Cluseret dort bien.
Il faut avouer que la Commune possède un délégué à la Guerre d’un grand calme et d’une remarquable puissance de sommeil1.
Mâtin, quel dormeur !
Toute la nuit les forts de Vanves et d’Issy ont fait un vacarme d’enfer et tout Paris, depuis dix heures du soir, était en émoi.
Jamais, durant le siège des Prussiens on n’entendit une telle canonnade.
Theisz, J.-B. Clément et moi, nous sommes partis de l’Hôtel de Ville à minuit, au pas de gymnastique, pour savoir au juste ce qui se passait.
La porte de Bagneux était fermée et gardée par bon nombre de fédérés attendant l’ordre de marcher sur Vanves d’où le bruit semblait plus particulièrement venir. – On nous laisse sortir et nous arrivons au fort.
Rien de grave, qu’une excessive dépense de munitions.
Vers dix heures, une escarmouche d’avant-postes avait eu lieu entre les nôtres et quelques tirailleurs versaillais.
Cette petite affaire avait mis les fédérés en train et ils continuent à «s’égayer» comme nous dit le commandant du fort, le citoyen Monterey.
Puis ceux d’Issy s’étaient mis alors de la partie. De là tout ce beau tapage.
Il serait bon pourtant de ne pas trop se livrer à de semblables distractions, bien moins à cause du gaspillage de munitions que pour éviter de mettre ainsi tout le monde en l’air.
Les femmes et les enfants de ceux qui «s’égaient» ici sont à cette heure dans de mortelles transes, craignant d’apprendre la mort du père, tué peut-être dans ce qu’ils croient être engagement sérieux.
Mais le plus singulier de l’affaire, c’est que nulle part on n’a vu Cluseret ni reçu aucune demande d’informations de sa part.

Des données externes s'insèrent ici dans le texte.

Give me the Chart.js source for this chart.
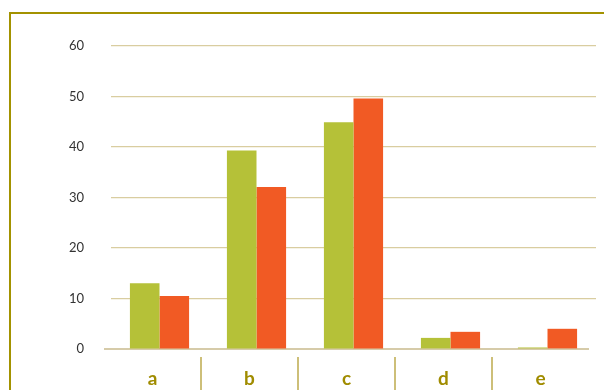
<!DOCTYPE html>
<html>
<head>
<meta charset="utf-8">
<script src="https://cdn.jsdelivr.net/npm/chart.js@4"></script>
<style>
  html, body { margin: 0; padding: 0; background: #fff; }
  #wrap { position: relative; width: 604px; height: 390px; }
  #frame {
    position: absolute; left: 9px; top: 12px; right: 0; bottom: -4px;
    border-left: 2px solid #A39200; border-top: 2px solid #A39200;
  }
  canvas { position: absolute; left: 0; top: 0; }
</style>
</head>
<body>
<div id="wrap">
  <div id="frame"></div>
  <canvas id="chart" width="604" height="390"></canvas>
</div>
<script>
const categories = ['a', 'b', 'c', 'd', 'e'];
const seriesGreen = [13, 39.3, 44.9, 2.2, 0.3];
const seriesOrange = [10.5, 32.1, 49.6, 3.4, 4.0];
const yTicks = [0, 10, 20, 30, 40, 50, 60];

// axis line and category separators sit a few px left of the plot, as in the original
const SHIFT = -7;

const axisDecor = {
  id: 'axisDecor',
  beforeDatasetsDraw(chart) {
    const area = chart.chartArea;
    const ctx = chart.ctx;
    ctx.save();
    // zero line, under the bars
    ctx.strokeStyle = '#D6CBA9';
    ctx.lineWidth = 2;
    ctx.beginPath();
    ctx.moveTo(area.left + SHIFT, area.bottom);
    ctx.lineTo(area.right + SHIFT, area.bottom);
    ctx.stroke();
    ctx.restore();
  },
  afterDraw(chart) {
    const x = chart.scales.x;
    const area = chart.chartArea;
    const ctx = chart.ctx;
    ctx.save();
    // separators between categories
    ctx.strokeStyle = '#BCAA4C';
    ctx.lineWidth = 1.5;
    for (let i = 0; i < categories.length - 1; i++) {
      const px = (x.getPixelForTick(i) + x.getPixelForTick(i + 1)) / 2 + SHIFT;
      ctx.beginPath();
      ctx.moveTo(px, area.bottom + 8);
      ctx.lineTo(px, chart.height);
      ctx.stroke();
    }
    ctx.restore();
  }
};

new Chart(document.getElementById('chart'), {
  type: 'bar',
  data: {
    labels: categories,
    datasets: [
      { data: seriesGreen, backgroundColor: '#B5C138' },
      { data: seriesOrange, backgroundColor: '#F15A24' }
    ]
  },
  options: {
    responsive: false,
    animation: false,
    layout: { padding: { top: 46, right: 8, left: 0, bottom: 0 } },
    datasets: { bar: { categoryPercentage: 0.61, barPercentage: 1 } },
    plugins: { legend: { display: false }, tooltip: { enabled: false } },
    scales: {
      x: {
        afterFit(scale) { scale.height = 41; },
        grid: { display: false },
        border: { display: false },
        ticks: {
          color: '#A08C00',
          padding: 10,
          labelOffset: SHIFT,
          font: { family: 'Lato', size: 19, weight: 'bold' }
        }
      },
      y: {
        min: 0,
        max: 60,
        afterFit(scale) { scale.width = 111; },
        afterBuildTicks(scale) { scale.ticks = yTicks.map(v => ({ value: v })); },
        border: { display: false },
        grid: {
          color: ctx => (ctx.tick && ctx.tick.value === 0 ? 'rgba(0,0,0,0)' : '#D9CDA0'),
          lineWidth: 1.2,
          drawTicks: false
        },
        ticks: {
          color: '#333',
          padding: 27,
          font: { family: 'Lato', size: 13 }
        }
      }
    }
  },
  plugins: [axisDecor]
});
</script>
</body>
</html>
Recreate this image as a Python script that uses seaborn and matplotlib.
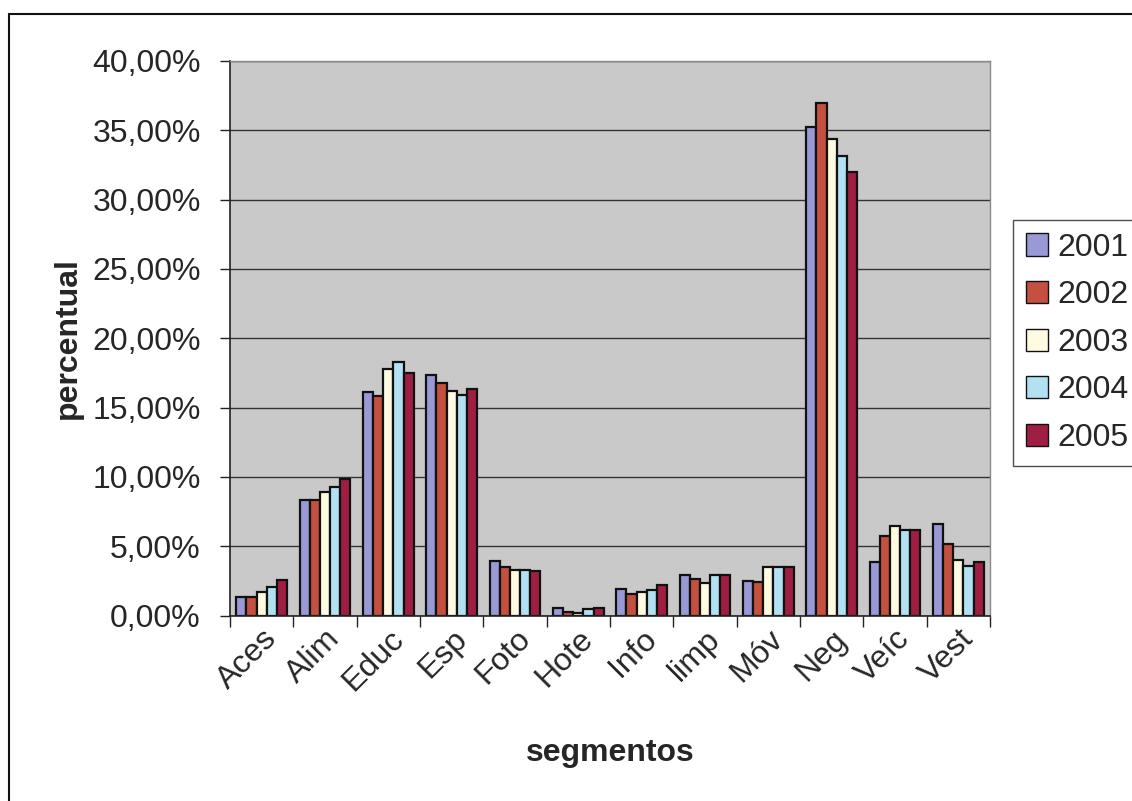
import matplotlib
matplotlib.use("Agg")
import matplotlib.pyplot as plt
import matplotlib.patches as mpatches
from matplotlib.ticker import FuncFormatter, FixedLocator, NullFormatter
import numpy as np
import pandas as pd
import seaborn as sns

# Segments and yearly share (%) per segment
segmentos = ["Aces", "Alim", "Educ", "Esp", "Foto", "Hote", "Info", "limp", "Móv", "Neg", "Veíc", "Vest"]
anos = ["2001", "2002", "2003", "2004", "2005"]

v2001 = [1.34, 8.30, 16.09, 17.35, 3.93, 0.53, 1.89, 2.91, 2.51, 35.24, 3.88, 6.61]
v2002 = [1.34, 8.30, 15.85, 16.80, 3.52, 0.24, 1.58, 2.62, 2.39, 37.00, 5.76, 5.17]
v2003 = [1.67, 8.90, 17.75, 16.20, 3.28, 0.19, 1.70, 2.31, 3.48, 34.39, 6.46, 4.02]
v2004 = [2.08, 9.24, 18.29, 15.88, 3.28, 0.49, 1.87, 2.91, 3.48, 33.15, 6.15, 3.59]
v2005 = [2.54, 9.82, 17.49, 16.33, 3.20, 0.53, 2.18, 2.91, 3.48, 31.98, 6.15, 3.88]

cores = ["#9999d6", "#c4503f", "#fffbe2", "#b3e1f4", "#a01e42"]

serie = {"2001": v2001, "2002": v2002, "2003": v2003, "2004": v2004, "2005": v2005}
df = pd.DataFrame(
    [(s, a, serie[a][i]) for a in anos for i, s in enumerate(segmentos)],
    columns=["segmento", "ano", "valor"],
)

sns.set_theme(style="white")
plt.rcParams["font.family"] = ["Liberation Sans", "DejaVu Sans"]

FS = 23

fig = plt.figure(figsize=(11.32, 8.01), dpi=100)
ax = fig.add_axes([230 / 1132, 1 - 615.5 / 801, 760 / 1132, 554.5 / 801])
ax.set_facecolor("#c9c9c9")

sns.barplot(
    data=df, x="segmento", y="valor", hue="ano", order=segmentos, hue_order=anos,
    palette=cores, width=0.8, edgecolor="#111111", linewidth=1.6, ax=ax,
    saturation=1.0, legend=True,
)

ax.set_ylim(0, 40)
ax.set_xlim(-0.5, len(segmentos) - 0.5)
ax.yaxis.set_major_locator(FixedLocator(np.arange(0, 41, 5)))
ax.yaxis.set_major_formatter(FuncFormatter(lambda v, p: f"{v:.2f}".replace(".", ",") + "%"))
ax.grid(axis="y", color="#333333", linewidth=1.0)
ax.set_axisbelow(True)

# category labels at centers, tick marks between categories
ax.xaxis.set_major_locator(FixedLocator(np.arange(-0.5, len(segmentos), 1.0)))
ax.xaxis.set_major_formatter(NullFormatter())
ax.xaxis.set_minor_locator(FixedLocator(np.arange(len(segmentos))))
ax.set_xticklabels(segmentos, minor=True)
ax.tick_params(axis="x", which="major", direction="out", length=8, width=1, color="#222222", bottom=True)
ax.tick_params(axis="x", which="minor", length=0, labelsize=FS, pad=6)
ax.tick_params(axis="y", direction="out", length=7, width=1, color="#222222", left=True, labelsize=FS, pad=14)
for lab in ax.get_xticklabels(minor=True):
    lab.set_rotation(45)
    lab.set_ha("right")
    lab.set_rotation_mode("anchor")

for side in ["left", "bottom"]:
    ax.spines[side].set_color("#222222")
    ax.spines[side].set_linewidth(1.2)
for side in ["top", "right"]:
    ax.spines[side].set_color("#8a8a8a")
    ax.spines[side].set_linewidth(1.0)

ax.set_xlabel("segmentos", fontsize=FS, fontweight="bold", labelpad=30)
ax.set_ylabel("percentual", fontsize=FS, fontweight="bold", labelpad=7)

leg = ax.legend(
    loc="upper left", bbox_to_anchor=(1013 / 1132, 1 - 220 / 801),
    bbox_transform=fig.transFigure, fontsize=FS, frameon=True, fancybox=False,
    handlelength=0.7, handleheight=0.7, handletextpad=0.3, labelspacing=0.55,
    borderpad=0.4, borderaxespad=0,
)
leg.get_frame().set_edgecolor("#222222")
leg.get_frame().set_linewidth(1.0)
leg.get_frame().set_facecolor("white")
for h in leg.legend_handles:
    h.set_edgecolor("#111111")
    h.set_linewidth(1.0)

# outer chart frame
fig.patches.append(mpatches.Rectangle(
    (9 / 1132, -0.05), 1.1, 1 - 14 / 801 + 0.05, transform=fig.transFigure,
    fill=False, edgecolor="#111111", linewidth=1.5, zorder=0,
))

fig.savefig("out.png", dpi=100)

Rentrés dans Paris, nous allons à la Guerre pour rendre compte de ce que nous avons vu. Pas plus de Cluseret que s’il n’avait jamais existé !
Il paraît que cette nuit-là, il a couché à la préfecture de police, et qu’il n’a rien entendu.
Un bon sommeil est, dit-on, l’indice d’une conscience tranquille.
Quel innocent doit être ce général… d’Amérique!2
Gustave Lefrançais, Souvenirs d’un révolutionnaire, De juin 1848 à la Commune
1 Il s’agit de Cluseret, qui sera remplacé par Rossel au poste de délégué à la Guerre.
2 Cluseret: Entre autres pérégrinations, cet aventurier louche participa à la répression de juin 1848 sous les ordres de Cavaignac, puis à la Guerre de Sécession sous l’uniforme de l’armée nordiste, avant de devenir délégué à la Guerre de la Commune de Paris. Lors de la Semaine sanglante, il parviendra à s’enfuir, contrairement à son successeur Rossel, qui, après avoir refusé l’exil proposé par Thiers, sera fusillé le 28 novembre 1871, à l’âge de 27 ans.